Task objective
Find and return each line containing "seaborn".

Given data
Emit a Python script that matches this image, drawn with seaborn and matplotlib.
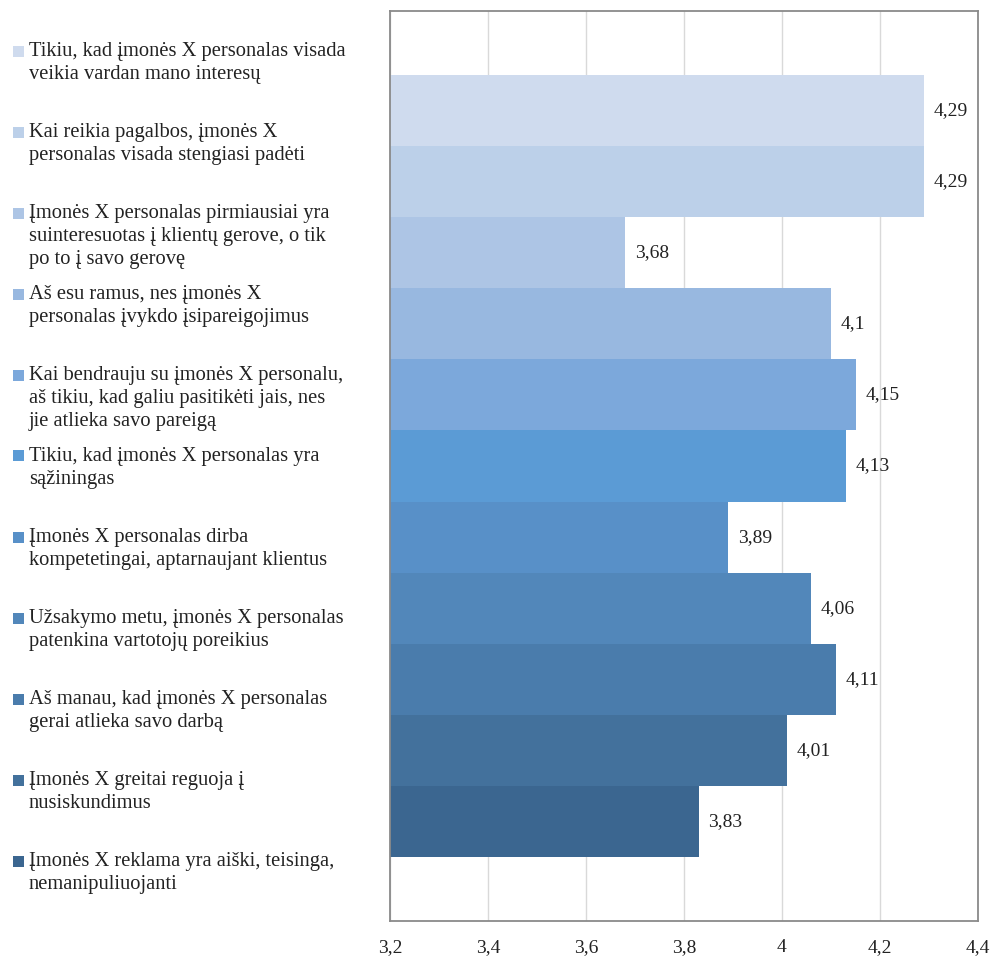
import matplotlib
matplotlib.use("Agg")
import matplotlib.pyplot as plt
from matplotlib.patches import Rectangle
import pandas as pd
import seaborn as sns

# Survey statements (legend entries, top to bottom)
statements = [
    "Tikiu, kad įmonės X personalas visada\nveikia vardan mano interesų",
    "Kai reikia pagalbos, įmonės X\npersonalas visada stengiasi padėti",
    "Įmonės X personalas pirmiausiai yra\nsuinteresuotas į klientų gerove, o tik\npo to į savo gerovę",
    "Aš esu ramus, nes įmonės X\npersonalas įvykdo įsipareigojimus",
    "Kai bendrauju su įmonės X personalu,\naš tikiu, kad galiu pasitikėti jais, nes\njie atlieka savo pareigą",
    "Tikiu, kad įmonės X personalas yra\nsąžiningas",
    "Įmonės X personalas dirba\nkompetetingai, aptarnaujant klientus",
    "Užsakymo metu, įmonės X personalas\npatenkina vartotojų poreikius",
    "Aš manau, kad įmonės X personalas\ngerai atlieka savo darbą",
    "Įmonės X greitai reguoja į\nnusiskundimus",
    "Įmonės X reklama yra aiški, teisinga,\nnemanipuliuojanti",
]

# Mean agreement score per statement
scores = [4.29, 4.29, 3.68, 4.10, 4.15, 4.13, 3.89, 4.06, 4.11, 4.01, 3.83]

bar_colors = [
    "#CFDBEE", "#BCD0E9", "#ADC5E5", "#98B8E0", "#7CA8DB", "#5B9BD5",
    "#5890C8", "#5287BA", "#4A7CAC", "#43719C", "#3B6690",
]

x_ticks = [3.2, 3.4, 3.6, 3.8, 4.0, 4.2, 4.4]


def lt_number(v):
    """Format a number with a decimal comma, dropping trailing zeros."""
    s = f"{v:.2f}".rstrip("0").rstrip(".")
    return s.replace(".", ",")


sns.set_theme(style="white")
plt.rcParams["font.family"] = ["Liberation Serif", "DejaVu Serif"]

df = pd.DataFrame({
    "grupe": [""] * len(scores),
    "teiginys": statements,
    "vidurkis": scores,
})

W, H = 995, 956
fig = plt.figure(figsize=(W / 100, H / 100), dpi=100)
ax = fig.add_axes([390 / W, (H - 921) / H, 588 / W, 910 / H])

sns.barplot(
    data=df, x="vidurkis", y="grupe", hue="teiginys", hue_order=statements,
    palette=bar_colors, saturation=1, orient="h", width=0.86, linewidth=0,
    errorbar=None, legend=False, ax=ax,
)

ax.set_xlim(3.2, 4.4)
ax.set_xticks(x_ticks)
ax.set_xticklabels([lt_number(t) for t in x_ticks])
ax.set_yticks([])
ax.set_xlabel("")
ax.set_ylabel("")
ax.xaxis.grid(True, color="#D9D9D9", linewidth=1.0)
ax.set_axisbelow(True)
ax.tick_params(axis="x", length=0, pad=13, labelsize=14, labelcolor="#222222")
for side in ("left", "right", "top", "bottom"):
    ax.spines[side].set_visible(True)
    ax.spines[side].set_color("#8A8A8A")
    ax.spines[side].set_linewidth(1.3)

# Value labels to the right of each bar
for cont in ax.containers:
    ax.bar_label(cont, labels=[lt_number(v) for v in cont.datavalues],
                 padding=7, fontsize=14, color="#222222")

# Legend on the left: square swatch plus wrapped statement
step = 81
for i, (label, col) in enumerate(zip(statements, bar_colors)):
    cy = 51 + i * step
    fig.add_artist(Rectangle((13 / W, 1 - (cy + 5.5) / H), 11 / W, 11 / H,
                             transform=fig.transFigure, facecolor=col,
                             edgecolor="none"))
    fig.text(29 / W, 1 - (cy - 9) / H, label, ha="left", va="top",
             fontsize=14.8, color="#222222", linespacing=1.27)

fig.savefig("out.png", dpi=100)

Answer to the problem
Emit a Python script that matches this image, drawn with seaborn and matplotlib.
import seaborn as sns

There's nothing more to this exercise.